Stephanie Geerdes ist Chemikantin. Sie hat sich nie groß Gedanken gemacht, ob es ein typischer Männerberuf ist oder nicht. In der Schule mochte sie die naturwissenschaftlichen Fächer: Mathematik, Chemie, Physik. Sie kombiniert Familie und Job, indem sie mit ihrem Arbeitgeber ein Teilzeitmodell für Schichtleiter umgesetzt hat.

Ihr Berufsberater griff kurzerhand zum Telefon, als sie ihm 1996 ihren Berufswunsch mitteilte, erinnert sich Geerdes. Er rief bei einer Raffinerie im südlichen Emsland an und fragte nach, ob Frauen überhaupt eine Ausbildung zur Chemikantin machen könnten. Sie konnten. Also bewarb sie sich und wurde von der H&R ChemPharm GmbH in Salzbergen, einer der ältesten und zugleich modernsten Spezialraffinerien weltweit, als Auszubildende eingestellt.

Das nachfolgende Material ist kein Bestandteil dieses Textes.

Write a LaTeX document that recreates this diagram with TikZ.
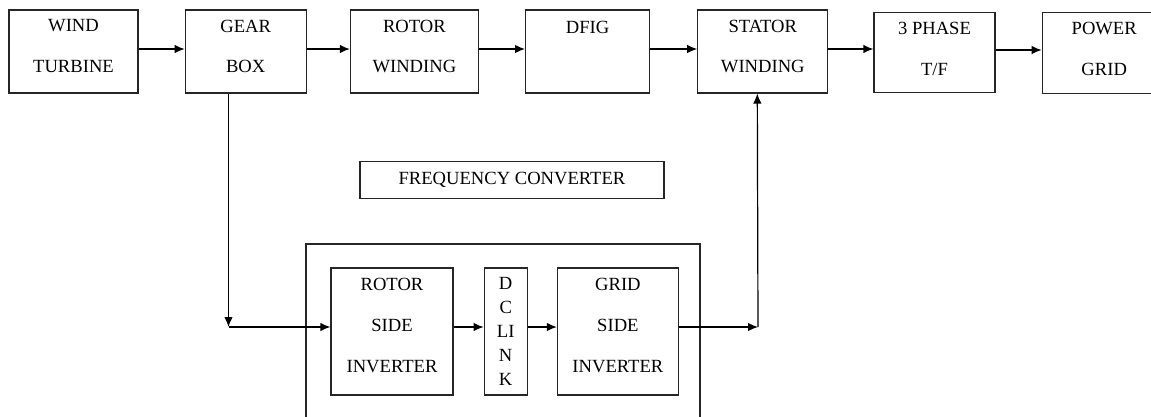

Die Raffinerie gehört zum börsennotierten H&R GmbH & Co. KGaA, welche mit einem Jahresumsatz von ungefähr einer Milliarde Euro zu den führenden Spezialchemieunternehmen in Europa zählt und weltweit mehr als 1.600 Mitarbeiterinnen und Mitarbeiter beschäftigt.

„Ich war eine von vier neuen Azubis“, so Geerdes. Natürlich die einzige Frau. Auch in ihrer Berufsschulklasse war sie allein unter Männern. „Ich war aber nicht die erste Auszubildende Chemikantin in Salzbergen“, betont Geerdes: „Bereits vor mir hatte eine Kollegin angefangen.“ Heute seien immerhin fünf Chemikantinnen in der Raffinerie beschäftigt. Die Auszubildenden nicht mitgerechnet.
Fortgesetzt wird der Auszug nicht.